Perhaps you have never met a journalist but you worry about their safety amid the social unrest in so many parts of the world. Most likely, you don’t think twice about how the news gets out.
When The Canadian Journalism Foundation launched WorldNewsDay.org three years ago, it was clear that amid full-scale assaults on the integrity of journalism, there were two important groups of voices who best tell the story of journalism – the journalists, and more importantly, our audiences.
Since the industry’s earliest days, most of us have been satisfied as reporters, photographers and editors to be in the background. We were trained from day one that journalists are not the story. But in recent years, powerful forces have pushed our profession into the headlines.
Routine verbal attacks have grown into targeted physical attacks against journalists going about their daily jobs. Camera operators, reporters and photographers may choose to go into dangerous situations, even riots, to tell their communities what is going on, but it is only in the last years that wearing the PRESS identifier turns the journalist into a target.
World News Day is not intended as an industry celebration. It is instead a day to pause and give the people we have turned into stories a platform to explain how journalism made a difference in their lives.
On the evening of Sept 28, we have a two-hour show presented by CNN’s Reliable Sources host Brian Stelter. We will revisit some of the most important moments of this incredible year for news.
Among the guests is Mary Cain, at one point an indoor world record holder and the World Junior track champion in the 3000m.
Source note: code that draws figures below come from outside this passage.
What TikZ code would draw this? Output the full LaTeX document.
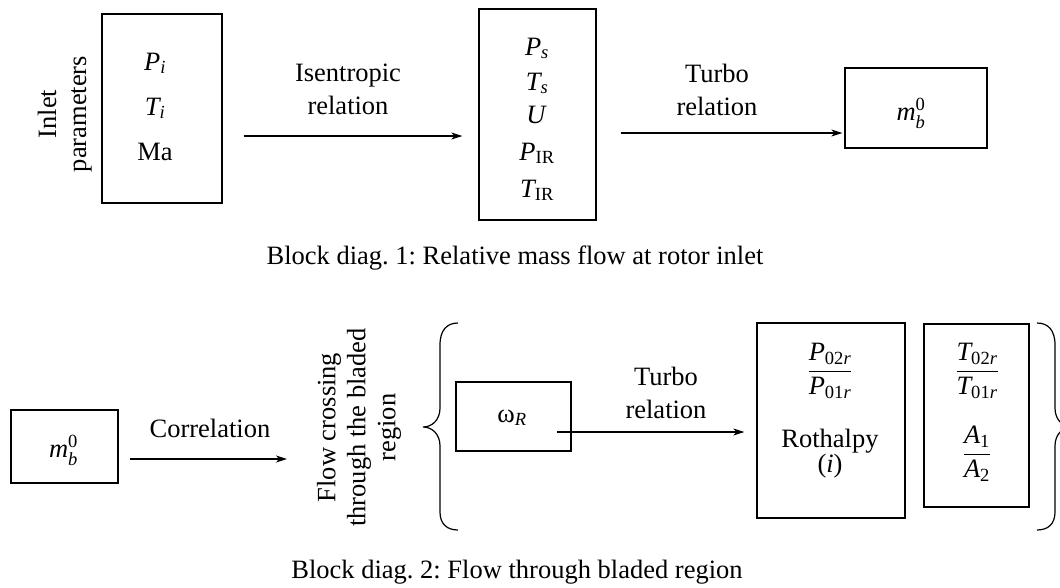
\documentclass[tikz,border=0pt]{standalone}
\usepackage{amsmath}
\usepackage{fontspec}
\setmainfont{Liberation Serif}
\usetikzlibrary{arrows.meta,calc}
\frenchspacing

\tikzset{
  blk/.style={draw, line width=1.3pt, inner sep=0pt},
  lbl/.style={inner sep=0pt, font=\fontsize{26.5}{33}\selectfont},
  vlbl/.style={inner sep=0pt, rotate=90, align=center, font=\fontsize{26.5}{30}\selectfont},
  flow/.style={line width=1.2pt, -{Stealth[length=11pt,width=7pt,inset=3pt]}},
  curly/.style={line width=1.2pt},
}

\begin{document}
\begin{tikzpicture}[x=1pt,y=-1pt]
\useasboundingbox (0,0) rectangle (1060,587);

% ---------- Block diagram 1 ----------
\node[vlbl] (inlettxt) at (64.8,114) {Inlet\\parameters};

\node[blk, minimum width=120pt, minimum height=189pt] (inlet) at (162,108.5) {};
\node[lbl, anchor=base] (pi) at (155,70)  {$\mathit{P}_{\mathit{i}}$};
\node[lbl, anchor=base] (ti) at (155,115) {$\mathit{T}_{\mathit{i}}$};
\node[lbl, anchor=base] (ma) at (155,160) {Ma};

\node[blk, minimum width=117pt, minimum height=211pt] (ps) at (537.5,114.5) {};
\node[lbl, anchor=base] (psv)  at (537,55)  {$\mathit{P}_{\mathit{s}}$};
\node[lbl, anchor=base] (tsv)  at (537,90)  {$\mathit{T}_{\mathit{s}}$};
\node[lbl, anchor=base] (uv)   at (536,123) {$\mathit{U}$};
\node[lbl, anchor=base] (pir)  at (537,160) {$\mathit{P}_{\mathrm{IR}}$};
\node[lbl, anchor=base] (tir)  at (537,197) {$\mathit{T}_{\mathrm{IR}}$};

\node[blk, minimum width=142pt, minimum height=80pt] (mbone) at (916,108) {};
\node[lbl, anchor=base] (mbonev) at (911,120) {$\mathit{m}_{\mathit{b}}^{\mathrm{0}}$};

\draw[flow] ($(inlet.east)+(21,27.5)$) -- ($(ps.west)+(-16,21.5)$);
\node[lbl, align=center] (isen) at (348,89.5) {Isentropic\\relation};

\draw[flow] ($(ps.east)+(24,18.5)$) -- ($(mbone.west)+(-2,25)$);
\node[lbl, align=center] (turboA) at (717,89.5) {Turbo\\relation};

\node[lbl, anchor=base] (capA) at (515,264) {Block diag. 1: Relative mass flow at rotor inlet};

% ---------- Block diagram 2 ----------
\node[blk, minimum width=107pt, minimum height=73pt] (mbtwo) at (64.5,446.5) {};
\node[lbl, anchor=base] (mbtwov) at (63.5,457) {$\mathit{m}_{\mathit{b}}^{\mathrm{0}}$};

\node[vlbl] (flowtxt) at (359,427.5) {Flow crossing\\through the bladed\\region};

\draw[flow] ($(mbtwo.east)+(11,12.5)$) -- ($(flowtxt.center)+(-72,31.5)$);
\node[lbl, anchor=base] (corr) at (210,437) {Correlation};

% left curly brace
\draw[curly] (458,323) .. controls (447,323) and (440,330) .. (440,345)
  -- (440,408) .. controls (440,420) and (432,427) .. (423,427)
  .. controls (432,427) and (440,434) .. (440,446)
  -- (440,512) .. controls (440,524) and (447,530) .. (458,530);

\node[blk, minimum width=115pt, minimum height=69pt] (om) at (513.5,416.5) {};
\node[lbl, anchor=base] (omv) at (512,422) {ω$_{\mathit{R}}$};

\node[blk, minimum width=148pt, minimum height=195pt] (roth) at (831,420.5) {};
\node[lbl, anchor=base] (pfrac) at (830,377.6)
  {$\displaystyle\frac{\mathit{P}_{\mathrm{02}\mathit{r}}}{\mathit{P}_{\mathrm{01}\mathit{r}}}$};
\node[lbl, anchor=base] (rothv) at (830,447) {Rothalpy};
\node[lbl, anchor=base] (iv) at (830,472) {(\textit{i})};

\node[blk, minimum width=105pt, minimum height=183pt] (tb) at (976.5,415.5) {};
\node[lbl, anchor=base] (tfrac) at (977,377.6)
  {$\displaystyle\frac{\mathit{T}_{\mathrm{02}\mathit{r}}}{\mathit{T}_{\mathrm{01}\mathit{r}}}$};
\node[lbl, anchor=base] (afrac) at (977,460.6)
  {$\displaystyle\frac{\mathit{A}_{\mathrm{1}}}{\mathit{A}_{\mathrm{2}}}$};

\draw[flow] ($(om.center)+(43.5,15.5)$) -- ($(roth.west)+(-12,11.5)$);
\node[lbl, align=center] (turboB) at (666,393) {Turbo\\relation};

% right curly brace
\draw[curly] (1037,323) .. controls (1048,323) and (1055,330) .. (1055,345)
  -- (1055,408) .. controls (1055,420) and (1063,427) .. (1072,427)
  .. controls (1063,427) and (1055,434) .. (1055,446)
  -- (1055,512) .. controls (1055,524) and (1048,530) .. (1037,530);

\node[lbl, anchor=base] (capB) at (517,578) {Block diag. 2: Flow through bladed region};
\end{tikzpicture}
\end{document}
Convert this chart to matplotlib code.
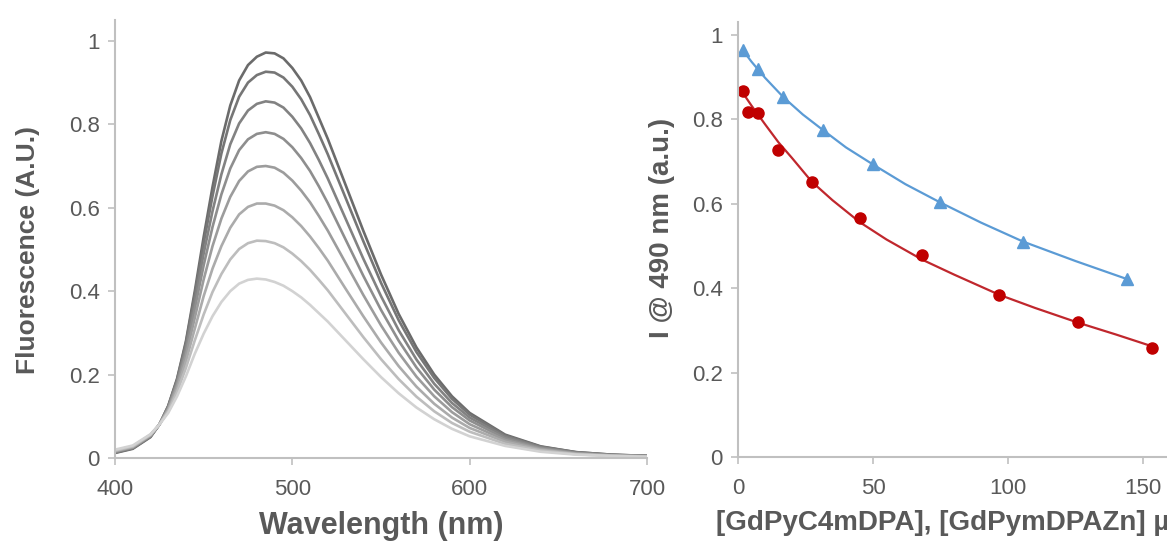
import matplotlib
matplotlib.use("Agg")
import matplotlib.pyplot as plt
import numpy as np

# ---------------- data: left panel (fluorescence spectra) ----------------
wavelength = [400, 410, 420, 425, 430, 435, 440, 445, 450, 455, 460, 465, 470, 475,
              480, 485, 490, 495, 500, 505, 510, 515, 520, 530, 540, 550, 560, 570,
              580, 590, 600, 620, 640, 660, 680, 700]

spec1 = [0.012, 0.022, 0.050, 0.080, 0.125, 0.190, 0.280, 0.400, 0.530, 0.650, 0.760, 0.845,
         0.905, 0.942, 0.962, 0.972, 0.970, 0.958, 0.935, 0.905, 0.865, 0.815, 0.765, 0.655,
         0.545, 0.440, 0.345, 0.265, 0.200, 0.148, 0.108, 0.056, 0.028, 0.014, 0.008, 0.005]
spec2 = [0.013, 0.023, 0.051, 0.080, 0.124, 0.188, 0.276, 0.392, 0.515, 0.628, 0.730, 0.810,
         0.866, 0.900, 0.918, 0.926, 0.924, 0.912, 0.890, 0.860, 0.822, 0.776, 0.728, 0.624,
         0.520, 0.420, 0.330, 0.254, 0.192, 0.142, 0.104, 0.054, 0.027, 0.014, 0.008, 0.005]
spec3 = [0.014, 0.024, 0.052, 0.080, 0.122, 0.184, 0.268, 0.376, 0.490, 0.592, 0.680, 0.752,
         0.802, 0.833, 0.849, 0.855, 0.852, 0.840, 0.818, 0.790, 0.755, 0.714, 0.670, 0.574,
         0.478, 0.388, 0.306, 0.236, 0.178, 0.132, 0.097, 0.051, 0.026, 0.013, 0.007, 0.005]
spec4 = [0.015, 0.025, 0.053, 0.080, 0.120, 0.180, 0.258, 0.358, 0.462, 0.554, 0.632, 0.694,
         0.738, 0.764, 0.777, 0.781, 0.777, 0.765, 0.745, 0.719, 0.688, 0.651, 0.611, 0.524,
         0.437, 0.355, 0.281, 0.217, 0.164, 0.122, 0.090, 0.047, 0.024, 0.012, 0.007, 0.004]
spec5 = [0.016, 0.026, 0.054, 0.080, 0.118, 0.174, 0.246, 0.336, 0.428, 0.508, 0.574, 0.626,
         0.664, 0.687, 0.698, 0.700, 0.696, 0.684, 0.665, 0.641, 0.613, 0.580, 0.545, 0.468,
         0.391, 0.318, 0.252, 0.195, 0.148, 0.110, 0.081, 0.043, 0.022, 0.011, 0.006, 0.004]
spec6 = [0.017, 0.027, 0.055, 0.080, 0.115, 0.166, 0.232, 0.310, 0.388, 0.454, 0.508, 0.552,
         0.584, 0.602, 0.610, 0.610, 0.605, 0.594, 0.577, 0.556, 0.531, 0.503, 0.473, 0.406,
         0.340, 0.277, 0.220, 0.171, 0.130, 0.097, 0.072, 0.039, 0.020, 0.010, 0.006, 0.004]
spec7 = [0.018, 0.028, 0.056, 0.080, 0.112, 0.158, 0.216, 0.282, 0.344, 0.398, 0.441, 0.476,
         0.501, 0.515, 0.521, 0.520, 0.515, 0.505, 0.490, 0.472, 0.451, 0.427, 0.402, 0.346,
         0.290, 0.237, 0.189, 0.147, 0.112, 0.084, 0.063, 0.034, 0.018, 0.009, 0.005, 0.003]
spec8 = [0.020, 0.030, 0.057, 0.080, 0.108, 0.148, 0.196, 0.250, 0.298, 0.340, 0.374, 0.400,
         0.418, 0.427, 0.430, 0.428, 0.422, 0.413, 0.400, 0.385, 0.367, 0.347, 0.327, 0.282,
         0.237, 0.194, 0.155, 0.121, 0.093, 0.070, 0.052, 0.029, 0.015, 0.008, 0.005, 0.003]
spectra = [spec1, spec2, spec3, spec4, spec5, spec6, spec7, spec8]
spectra_colors = ["#6b6b6b", "#767676", "#828282", "#8e8e8e", "#9c9c9c", "#ababab", "#bdbdbd", "#d2d2d2"]

# ---------------- data: right panel (titration) ----------------
blue_x = [1.8, 7.4, 16.8, 31.3, 49.9, 74.8, 105.6, 144.2]
blue_y = [0.963, 0.918, 0.852, 0.775, 0.693, 0.603, 0.510, 0.421]
blue_fit_x = [1.8, 5, 10, 16.8, 24, 31.3, 40, 49.9, 62, 74.8, 90, 105.6, 125, 144.2]
blue_fit_y = [0.963, 0.936, 0.898, 0.852, 0.811, 0.775, 0.733, 0.693, 0.646, 0.603, 0.555, 0.510, 0.464, 0.421]

red_x = [1.8, 3.7, 7.5, 14.8, 27.3, 45.1, 68.3, 96.8, 126.0, 153.4]
red_y = [0.866, 0.818, 0.815, 0.727, 0.650, 0.566, 0.479, 0.384, 0.319, 0.257]
red_fit_x = [1.8, 5, 10, 15, 20, 27.3, 35, 45.1, 55, 68.3, 80, 96.8, 110, 126.0, 140, 153.4]
red_fit_y = [0.862, 0.832, 0.788, 0.745, 0.708, 0.652, 0.608, 0.556, 0.515, 0.467, 0.432, 0.384, 0.353, 0.318, 0.290, 0.262]

left_xticks = [400, 500, 600, 700]
right_xticks = [0, 50, 100, 150]
yticks = [0, 0.2, 0.4, 0.6, 0.8, 1.0]
ytick_labels = ["0", "0.2", "0.4", "0.6", "0.8", "1"]

# ---------------- figure ----------------
plt.rcParams['font.family'] = ['Liberation Sans', 'DejaVu Sans']
TXT = "#595959"
SPINE = "#c0c0c0"

fig = plt.figure(figsize=(11.67, 5.42), dpi=100)
axL = fig.add_axes([115/1167, 1-458/542, (647-115)/1167, (458-20)/542])
axR = fig.add_axes([738/1167, 1-457/542, 432/1167, (457-22)/542])

for s, c in zip(spectra, spectra_colors):
    axL.plot(wavelength, s, color=c, lw=1.9)
axL.set_xlim(400, 700)
axL.set_ylim(0, 1.05)
axL.set_xticks(left_xticks)
axL.set_yticks(yticks)
axL.set_yticklabels(ytick_labels)
axL.set_xlabel("Wavelength (nm)", fontsize=22, fontweight="bold", color=TXT, labelpad=8)
axL.set_ylabel("Fluorescence (A.U.)", fontsize=19, fontweight="bold", color=TXT)
axL.yaxis.set_label_coords(-0.141, 0.475)

axR.plot(blue_fit_x, blue_fit_y, color="#5b9bd5", lw=1.6)
axR.plot(blue_x, blue_y, linestyle="none", marker="^", ms=8, color="#5b9bd5")
axR.plot(red_fit_x, red_fit_y, color="#c0272d", lw=1.6)
axR.plot(red_x, red_y, linestyle="none", marker="o", ms=8, color="#c00000")
axR.set_xlim(0, 160)
axR.set_ylim(0, 1.03)
axR.set_xticks(right_xticks)
axR.set_yticks(yticks)
axR.set_yticklabels(ytick_labels)
axR.set_xlabel("[GdPyC4mDPA], [GdPymDPAZn] µM", fontsize=20, fontweight="bold", color=TXT, labelpad=8)
axR.set_ylabel("I @ 490 nm (a.u.)", fontsize=20, fontweight="bold", color=TXT)
axR.yaxis.set_label_coords(-0.146, 0.526)

for ax in (axL, axR):
    for side in ("top", "right"):
        ax.spines[side].set_visible(False)
    for side in ("left", "bottom"):
        ax.spines[side].set_color(SPINE)
        ax.spines[side].set_linewidth(1.5)
    ax.tick_params(direction="out", length=5, width=1.2, color=SPINE,
                   labelcolor=TXT, labelsize=16)
    ax.tick_params(axis="x", pad=10)
    ax.tick_params(axis="y", pad=6)

fig.savefig("out.png", dpi=100)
She explains how journalism helped her and others to break free from a toxic training environment where her body weight target was unreasonably low.
You will hear from John Sanders, a protester who spoke to the press after he was partially blinded by police while protesting the death of George Floyd.
And 16-year-old Autumn Peltier, whose goal may be simple but remains still out of reach – clean water for all. These are the voices that journalism can amplify, and connect to policy makers as part of wider conversations. Journalism is about improving the world and ensuring we talk about the need for better climate coverage, social justice and information that can save lives.
Dr Anthony Fauci of the Center for Disease Control in the US who talks often about the importance of following facts and scientific evidence will join us too.
And Maria Ressa, the tenacious co-founder and executive editor of the Filipino news site, Rappler, will convey her experience as she faces years of possible imprisonment. Her crime in Manila? Journalism.
Beyond the show, we have newsrooms across Africa, Asia, Europe, North and South America and Oceania spending time with their audiences to discuss the importance of journalism, and perhaps above all simply the desire to be able to access accurate information.
Faith in journalism is only earned through focused consistent work done by individuals who live in the community. Wherever you are, they need your support.
And for those communities who now live in a news desert, where there is no longer a local paper covering the council meetings and school boards, I encourage you to consider more deeply what has been lost and what can be done to bring the journalism back to life one community at a time. The best journalists listen. The strongest communities tell their stories, if not for themselves, for their children.
As journalism goes, so goes democracy.
By David Walmsley Creator, World News Day and past chair, The Canadian Journalism Foundation. Editor-in-Chief, The Globe and Mail, Toronto, Canada.